(Figure scripts)
□ □ □ □

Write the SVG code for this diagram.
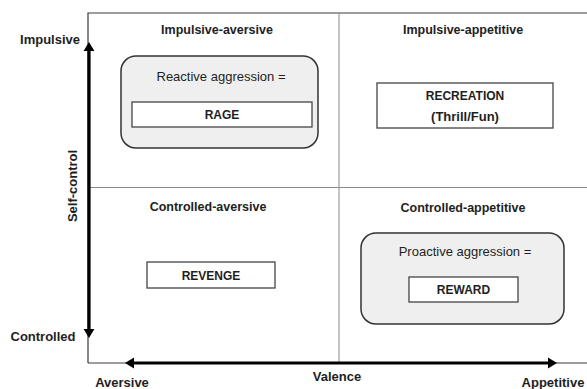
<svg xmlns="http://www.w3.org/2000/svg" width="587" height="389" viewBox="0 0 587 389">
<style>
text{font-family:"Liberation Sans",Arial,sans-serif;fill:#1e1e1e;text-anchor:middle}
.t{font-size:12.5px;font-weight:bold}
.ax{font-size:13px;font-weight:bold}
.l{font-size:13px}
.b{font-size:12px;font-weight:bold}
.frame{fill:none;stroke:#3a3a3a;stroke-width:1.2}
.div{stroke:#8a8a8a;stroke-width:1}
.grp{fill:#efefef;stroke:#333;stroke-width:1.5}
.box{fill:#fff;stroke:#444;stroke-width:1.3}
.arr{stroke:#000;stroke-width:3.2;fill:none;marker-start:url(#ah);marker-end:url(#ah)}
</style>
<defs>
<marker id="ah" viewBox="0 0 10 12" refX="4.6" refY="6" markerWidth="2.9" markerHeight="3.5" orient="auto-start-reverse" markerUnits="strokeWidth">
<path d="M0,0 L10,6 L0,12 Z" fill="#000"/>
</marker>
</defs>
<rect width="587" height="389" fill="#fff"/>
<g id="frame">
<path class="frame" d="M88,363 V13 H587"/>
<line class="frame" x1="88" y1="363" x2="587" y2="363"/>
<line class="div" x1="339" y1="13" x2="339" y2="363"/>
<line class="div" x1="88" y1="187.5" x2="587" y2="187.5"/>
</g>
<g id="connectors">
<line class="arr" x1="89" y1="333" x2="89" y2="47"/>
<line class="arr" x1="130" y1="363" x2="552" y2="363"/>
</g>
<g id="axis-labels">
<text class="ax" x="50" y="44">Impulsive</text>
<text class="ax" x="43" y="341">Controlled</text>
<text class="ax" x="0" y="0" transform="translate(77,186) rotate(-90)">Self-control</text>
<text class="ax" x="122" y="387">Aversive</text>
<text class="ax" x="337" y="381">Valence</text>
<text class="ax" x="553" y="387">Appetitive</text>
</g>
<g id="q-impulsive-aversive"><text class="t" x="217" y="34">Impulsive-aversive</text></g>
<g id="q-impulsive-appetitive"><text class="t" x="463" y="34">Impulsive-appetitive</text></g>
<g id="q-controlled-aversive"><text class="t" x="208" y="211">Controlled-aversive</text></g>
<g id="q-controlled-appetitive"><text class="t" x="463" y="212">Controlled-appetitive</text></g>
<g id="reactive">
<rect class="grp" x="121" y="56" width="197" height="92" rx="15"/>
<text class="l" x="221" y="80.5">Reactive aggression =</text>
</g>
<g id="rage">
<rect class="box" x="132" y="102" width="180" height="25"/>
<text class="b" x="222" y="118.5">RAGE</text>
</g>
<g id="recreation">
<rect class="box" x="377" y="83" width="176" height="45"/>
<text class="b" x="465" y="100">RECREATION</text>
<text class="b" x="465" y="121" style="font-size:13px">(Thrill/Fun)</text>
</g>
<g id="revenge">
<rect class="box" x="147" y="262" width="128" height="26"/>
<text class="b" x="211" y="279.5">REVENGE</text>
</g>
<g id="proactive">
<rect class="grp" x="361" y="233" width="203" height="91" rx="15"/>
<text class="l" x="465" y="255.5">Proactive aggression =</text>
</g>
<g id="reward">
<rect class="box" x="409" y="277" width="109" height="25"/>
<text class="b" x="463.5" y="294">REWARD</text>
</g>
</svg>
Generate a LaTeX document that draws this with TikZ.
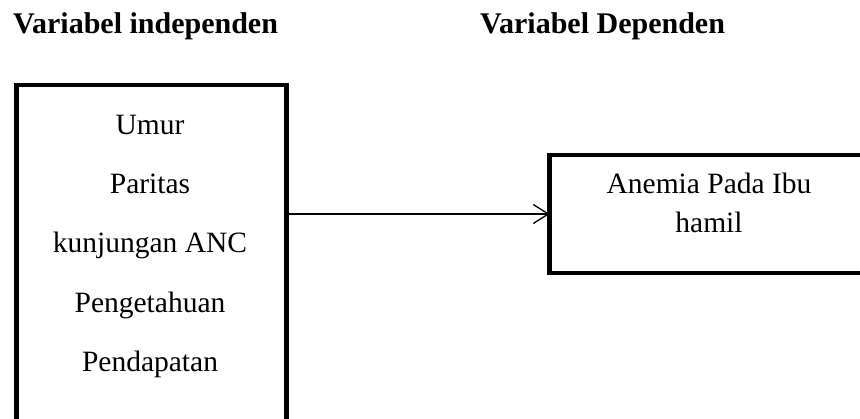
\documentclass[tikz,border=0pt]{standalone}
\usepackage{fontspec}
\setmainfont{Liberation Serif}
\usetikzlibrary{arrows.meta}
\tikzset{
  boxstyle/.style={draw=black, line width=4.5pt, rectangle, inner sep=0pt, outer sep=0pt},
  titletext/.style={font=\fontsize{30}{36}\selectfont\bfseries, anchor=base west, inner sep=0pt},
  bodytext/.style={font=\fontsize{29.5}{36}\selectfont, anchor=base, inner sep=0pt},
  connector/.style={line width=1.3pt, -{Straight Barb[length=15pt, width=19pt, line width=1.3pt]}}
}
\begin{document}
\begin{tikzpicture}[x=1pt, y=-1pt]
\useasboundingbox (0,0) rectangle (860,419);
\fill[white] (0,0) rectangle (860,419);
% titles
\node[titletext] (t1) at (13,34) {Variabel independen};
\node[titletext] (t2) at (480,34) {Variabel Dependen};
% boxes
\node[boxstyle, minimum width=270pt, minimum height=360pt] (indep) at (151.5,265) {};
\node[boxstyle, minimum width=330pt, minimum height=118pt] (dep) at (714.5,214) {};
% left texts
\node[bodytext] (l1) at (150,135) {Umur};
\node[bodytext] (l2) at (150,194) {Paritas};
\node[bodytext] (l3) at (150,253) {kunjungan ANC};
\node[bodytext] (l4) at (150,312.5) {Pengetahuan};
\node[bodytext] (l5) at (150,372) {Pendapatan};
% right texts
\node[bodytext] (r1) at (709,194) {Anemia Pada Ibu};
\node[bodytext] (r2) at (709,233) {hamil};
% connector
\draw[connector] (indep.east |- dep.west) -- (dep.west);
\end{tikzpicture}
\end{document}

□ □ □ □

TASK PROMPT → Give the number of lines in the entries above that include the string "this". No other output is expected.

EXPECTED ANSWER → 2